Telecommunications firms vying for $7.2 billion in funding for broadband expansion are urging regulators to allow all companies that have current government licenses to be eligible to apply.
Firms, regulators and consumer groups are all lobbying to shape the unwritten rules that will govern how regulators dole out the money.
The U.S. Commerce Department will disperse most of the broadband funding included in the Obama administration's stimulus valued at nearly $800 billion. The broadband portion aims to bring technology to unserved and underserved areas.
"If we are to reach the goal of ubiquitous broadband availability, we must use all tools available and the private sector should be a part of that," Curt Stamp, president of the Independent Telephone and Telecommunication Alliance, told a public meeting on the program.
Stamp was also speaking for the broader wireless, phone and cable industry, as part of a broader industry coalition.
On the other hand, state and consumer groups say the bar should be set higher for private sector eligibility, including showing a track record in supporting local communities and working with state governments.
So what exactly is the public interest?

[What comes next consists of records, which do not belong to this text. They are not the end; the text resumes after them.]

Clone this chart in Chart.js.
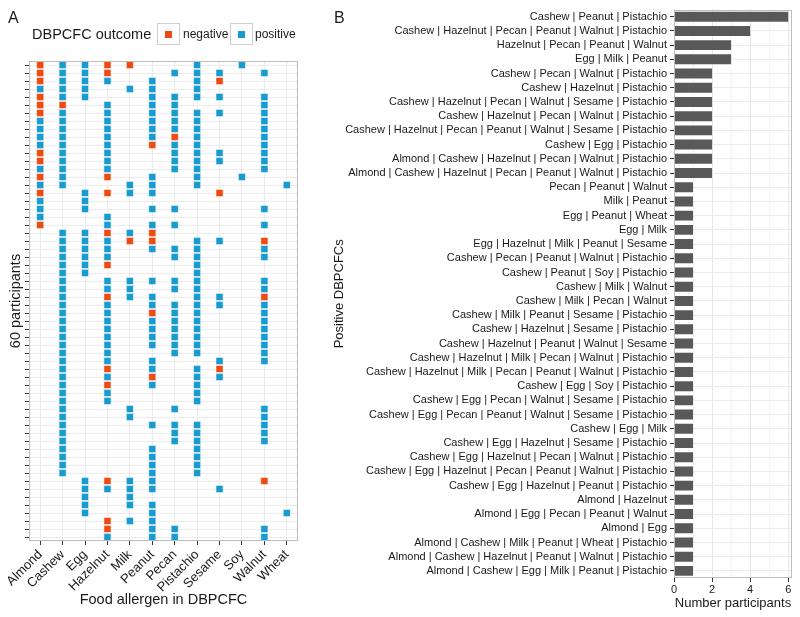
<!DOCTYPE html>
<html>
<head>
<meta charset="utf-8">
<script src="https://cdn.jsdelivr.net/npm/chart.js@4.4.1/dist/chart.umd.min.js"></script>
<style>
  body { margin: 0; background: #fff; font-family: 'Liberation Sans', Arial, sans-serif; color: #1a1a1a; }
  #wrap { position: relative; width: 800px; height: 617px; overflow: hidden; }
  canvas { position: absolute; top: 0; }
  #chartA { left: 0; }
  #chartB { left: 320px; }
  .tag { position: absolute; top: 10px; font-size: 16px; line-height: 16px; }
  .legend-title { position: absolute; left: 32px; top: 25px; font-size: 14.5px; line-height: 18px; }
  .key { position: absolute; top: 23px; width: 21px; height: 20px; border: 1px solid #cfcfcf; }
  .key span { position: absolute; left: 7px; top: 7px; width: 7px; height: 7px; }
  .key-label { position: absolute; top: 27px; font-size: 12px; line-height: 14px; }
</style>
</head>
<body>
<div id="wrap">
  <canvas id="chartA" width="320" height="617"></canvas>
  <canvas id="chartB" width="480" height="617"></canvas>
  <div class="tag" style="left:8px">A</div>
  <div class="tag" style="left:334px">B</div>
  <div class="legend-title">DBPCFC outcome</div>
  <div class="key" style="left:157px"><span style="background:#EE4B12"></span></div>
  <div class="key-label" style="left:183px">negative</div>
  <div class="key" style="left:230px"><span style="background:#1A9BD0"></span></div>
  <div class="key-label" style="left:255px">positive</div>
</div>
<script>
// ---- Panel A data: one string per participant, one char per food ----
// '+' positive challenge, '-' negative challenge, '.' not challenged
const foods = ['Almond', 'Cashew', 'Egg', 'Hazelnut', 'Milk', 'Peanut', 'Pecan', 'Pistachio', 'Sesame', 'Soy', 'Walnut', 'Wheat'];
const outcomeRows = [
    '-++--..+.+..', '-++-..+++.+.', '-+++.+.+-...', '+++.++.+....', '-++..++++.+.',
    '--.+.++...+.', '-+.+.++++.+.', '++.+.+++..+.', '++.+.+++..+.', '++.+.+-+..+.',
    '++.+.-++..+.', '-+.+..+++.+.', '-+.+..+++.+.', '++.+..++..+.', '-+.-.+.+.+..',
    '++..++.+...+', '-.+-++..-...', '+.+.........', '+.+..++...+.', '+..+........',
    '-..+.++...+.', '.++-+-......', '.+++--.++.-.', '.+++.+++..+.', '.+++..++..+.',
    '.++-...+....', '.++....+....', '.+.+++++..+.', '.+.++.++..+.', '.+.-++.++.-.',
    '.+.+.++++.+.', '.+.+.-++..+.', '.+.+.+++..+.', '.+.+.+++..+.', '.+.+.+++..+.',
    '.+.+.+++..+.', '.+.+..++..+.', '.+.+.+..+.+.', '.+.-.+.+-...', '.+.+.-.++...',
    '.+.-.+.+....', '.+.+...+....', '.+.+...+....', '.+..+.+...+.', '.+..+.....+.',
    '.+...+++..+.', '.+....++..+.', '.+....++..+.', '.+...+.+....', '.+...+.+....',
    '.+...+.+....', '.+...+.+....', '..+-++....-.', '..++++..+...', '..+.+.......',
    '..+.++......', '..+..+.....+', '...-++......', '...-.++...+.', '...+.++...+.'
];
const participants = outcomeRows.map((r, i) => 'P' + (i + 1));

// ---- Panel B data ----
const combos = [
    'Cashew | Peanut | Pistachio',
    'Cashew | Hazelnut | Pecan | Peanut | Walnut | Pistachio',
    'Hazelnut | Pecan | Peanut | Walnut',
    'Egg | Milk | Peanut',
    'Cashew | Pecan | Walnut | Pistachio',
    'Cashew | Hazelnut | Pistachio',
    'Cashew | Hazelnut | Pecan | Walnut | Sesame | Pistachio',
    'Cashew | Hazelnut | Pecan | Walnut | Pistachio',
    'Cashew | Hazelnut | Pecan | Peanut | Walnut | Sesame | Pistachio',
    'Cashew | Egg | Pistachio',
    'Almond | Cashew | Hazelnut | Pecan | Walnut | Pistachio',
    'Almond | Cashew | Hazelnut | Pecan | Peanut | Walnut | Pistachio',
    'Pecan | Peanut | Walnut',
    'Milk | Peanut',
    'Egg | Peanut | Wheat',
    'Egg | Milk',
    'Egg | Hazelnut | Milk | Peanut | Sesame',
    'Cashew | Pecan | Peanut | Walnut | Pistachio',
    'Cashew | Peanut | Soy | Pistachio',
    'Cashew | Milk | Walnut',
    'Cashew | Milk | Pecan | Walnut',
    'Cashew | Milk | Peanut | Sesame | Pistachio',
    'Cashew | Hazelnut | Sesame | Pistachio',
    'Cashew | Hazelnut | Peanut | Walnut | Sesame',
    'Cashew | Hazelnut | Milk | Pecan | Walnut | Pistachio',
    'Cashew | Hazelnut | Milk | Pecan | Peanut | Walnut | Pistachio',
    'Cashew | Egg | Soy | Pistachio',
    'Cashew | Egg | Pecan | Walnut | Sesame | Pistachio',
    'Cashew | Egg | Pecan | Peanut | Walnut | Sesame | Pistachio',
    'Cashew | Egg | Milk',
    'Cashew | Egg | Hazelnut | Sesame | Pistachio',
    'Cashew | Egg | Hazelnut | Pecan | Walnut | Pistachio',
    'Cashew | Egg | Hazelnut | Pecan | Peanut | Walnut | Pistachio',
    'Cashew | Egg | Hazelnut | Peanut | Pistachio',
    'Almond | Hazelnut',
    'Almond | Egg | Pecan | Peanut | Walnut',
    'Almond | Egg',
    'Almond | Cashew | Milk | Peanut | Wheat | Pistachio',
    'Almond | Cashew | Hazelnut | Peanut | Walnut | Pistachio',
    'Almond | Cashew | Egg | Milk | Peanut | Pistachio'
];
const comboCounts = [6, 4, 3, 3, 2, 2, 2, 2, 2, 2, 2, 2,
    1, 1, 1, 1, 1, 1, 1, 1, 1, 1, 1, 1, 1, 1, 1, 1, 1, 1, 1, 1, 1, 1, 1, 1, 1, 1, 1, 1];

const FONT = "'Liberation Sans', Arial, sans-serif";
const TEXT = '#1a1a1a';
Chart.defaults.font.family = FONT;
Chart.defaults.color = TEXT;

// grey box round the plotting panel, like a ggplot panel border
const panelBorder = {
    id: 'panelBorder',
    afterDraw(chart) {
        const { ctx, chartArea: a } = chart;
        ctx.save();
        ctx.strokeStyle = '#bdbdbd';
        ctx.lineWidth = 1;
        ctx.strokeRect(Math.round(a.left) + 0.5, Math.round(a.top) + 0.5,
            Math.round(a.width) - 1, Math.round(a.height) - 1);
        ctx.restore();
    }
};

function tilesFor(mark) {
    const pts = [];
    outcomeRows.forEach((row, r) => {
        row.split('').forEach((c, f) => {
            if (c === mark) pts.push({ x: foods[f], y: participants[r] });
        });
    });
    return pts;
}

const tileStyle = {
    pointStyle: 'rect',
    pointRadius: 5.1,
    pointHoverRadius: 5.1,
    pointBorderColor: 'rgba(255,255,255,0.75)',
    pointBorderWidth: 0.8,
    showLine: false
};

new Chart(document.getElementById('chartA'), {
    type: 'scatter',
    data: {
        datasets: [
            Object.assign({ label: 'positive', data: tilesFor('+'), pointBackgroundColor: '#1A9BD0' }, tileStyle),
            Object.assign({ label: 'negative', data: tilesFor('-'), pointBackgroundColor: '#EE4B12' }, tileStyle)
        ]
    },
    options: {
        responsive: false,
        animation: false,
        layout: { padding: { top: 61, right: 22, left: 4, bottom: 4 } },
        plugins: { legend: { display: false }, tooltip: { enabled: false } },
        scales: {
            x: {
                type: 'category',
                labels: foods,
                offset: true,
                grid: { offset: false, color: '#ebebeb', tickColor: '#333', tickLength: 4 },
                border: { display: false },
                ticks: { minRotation: 45, maxRotation: 45, padding: 2, autoSkip: false, color: TEXT, font: { size: 13 } },
                title: { display: true, text: 'Food allergen in DBPCFC', color: TEXT, font: { size: 14.5 }, padding: { top: 0, bottom: 4 } },
                afterFit: s => { s.height = 72; }
            },
            y: {
                type: 'category',
                labels: participants,
                offset: true,
                grid: { offset: false, color: '#ebebeb', tickColor: '#333', tickLength: 4 },
                border: { display: false },
                ticks: { autoSkip: false, callback: () => '', padding: 0 },
                title: { display: true, text: '60 participants', color: TEXT, font: { size: 14.5 }, padding: { top: 3, bottom: 0 } },
                afterFit: s => { s.width = 25; }
            }
        }
    },
    plugins: [panelBorder]
});

new Chart(document.getElementById('chartB'), {
    type: 'bar',
    data: {
        labels: combos,
        datasets: [{
            label: 'Number participants',
            data: comboCounts,
            backgroundColor: '#595959',
            barPercentage: 0.7,
            categoryPercentage: 1
        }]
    },
    options: {
        indexAxis: 'y',
        responsive: false,
        animation: false,
        layout: { padding: { top: 7, right: 8, left: 0, bottom: 2 } },
        plugins: { legend: { display: false }, tooltip: { enabled: false } },
        scales: {
            x: {
                min: 0,
                max: 6.2,
                grid: {
                    color: c => (c.tick && c.tick.value % 2 === 0 ? '#e6e6e6' : '#f4f4f4'),
                    tickColor: c => (c.tick && c.tick.value % 2 === 0 ? '#333' : 'rgba(0,0,0,0)'),
                    tickLength: 4
                },
                border: { display: false },
                ticks: {
                    stepSize: 1,
                    includeBounds: false,
                    padding: 1,
                    color: TEXT,
                    font: { size: 11 },
                    callback: v => (v % 2 === 0 ? v : '')
                },
                title: { display: true, text: 'Number participants', color: TEXT, font: { size: 13 }, padding: { top: 0, bottom: 4 } },
                afterFit: s => { s.height = 37; }
            },
            y: {
                grid: { color: '#ebebeb', tickColor: '#333', tickLength: 4, offset: false },
                border: { display: false },
                ticks: { autoSkip: false, padding: 3, color: TEXT, font: { size: 11 } },
                title: { display: true, text: 'Positive DBPCFCs', color: TEXT, font: { size: 13 }, padding: { top: 12, bottom: 0 } },
                afterFit: s => { s.width = 354; }
            }
        }
    },
    plugins: [panelBorder]
});
</script>
</body>
</html>
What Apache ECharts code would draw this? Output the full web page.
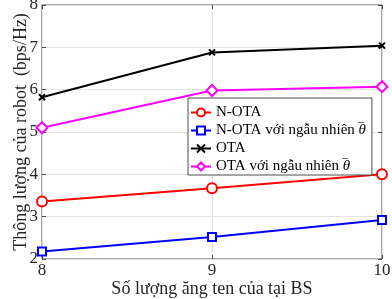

Ubiquitous broadband, but no guarantee of quality, or quality broadband with limited availability?
The tough call is that, for most companies, it's not economically viable to operate in hard-to-serve areas -- the exact point of the government funding.
Naturally, telecommunications firms are only interested in profits. But should the government subsidize a carrier that previously failed to serve underserved areas? Or should it deny shoddy service -- at the expense of connectivity?
What price to pay for nationwide broadband?